Now, I always offer to bring my own dish when invited to someone's home for a meal. Generally I try to make something that can be shared by everyone, but will also serve as a main entree for myself (such as pasta salad or a mock Shepherd's Pie).
For the most part, people who fall into category #2 gratefully accept my offer to bring a dish. It certainly saves them the time and hassle of providing for me.
And though I don't mind it, there's always a little part of me that's irritated. This is because I believe in this sentiment:
A guest is a jewel that rests on the cushion of hospitality. ~Nero Wolfe
In my view of hospitality, inviting someone to your home for a meal means that you provide the food... especially if you're providing the food for all your other guests. (Potluck meals, of course, are the exception.

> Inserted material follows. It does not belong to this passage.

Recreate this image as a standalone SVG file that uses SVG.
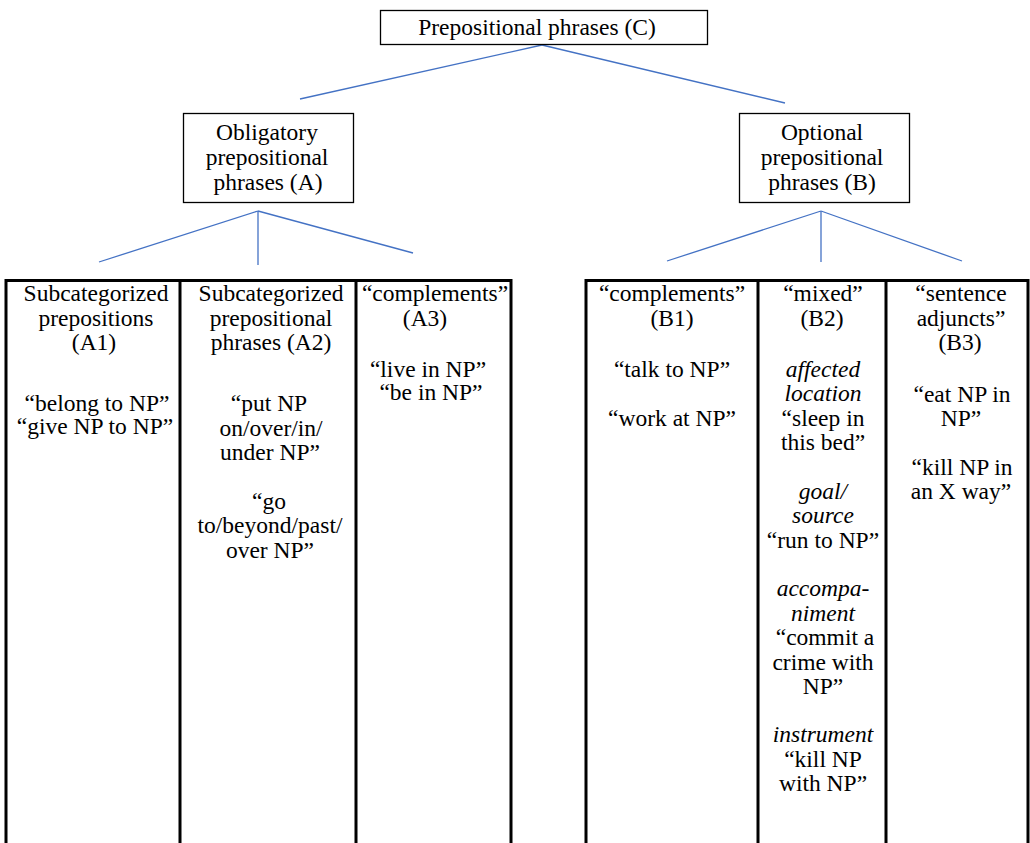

But in that case everyone is bringing a dish, not just one person.)
So, although I bring my own dishes without complaint, I always feel a tad annoyed by category #2 people.
And, unfortunately, this is the category into which my mother falls.
Family meals, special events and holiday dinners typically occur at my parent's home. Not once in the past five years has my mother prepared a dish that's suitable for me. At most, I can expect her to have a fruit salad (and, if she remembers, she might dish out some green beans for me before she adds the ham broth).
This wouldn't bother me much--knowing that my mother is slightly flaky--except she regularly prepares special meals for everyone else. She makes chocolate desserts (without nuts!) especially for my husband. She serves up country ham because "your father likes it." And "your brother wants scalloped oysters, so I'm having those, too."
Even my husband has remarked at my mother's obvious displays of favoritism.
I need to learn to let go of this anger and just accept my mom for who she is. Because right now this casts a pallor over holidays, and I'm already dreading Easter dinner.
(Ironically, my mother-in-law is a kind, thoughtful woman who belongs in wonderful category #1.)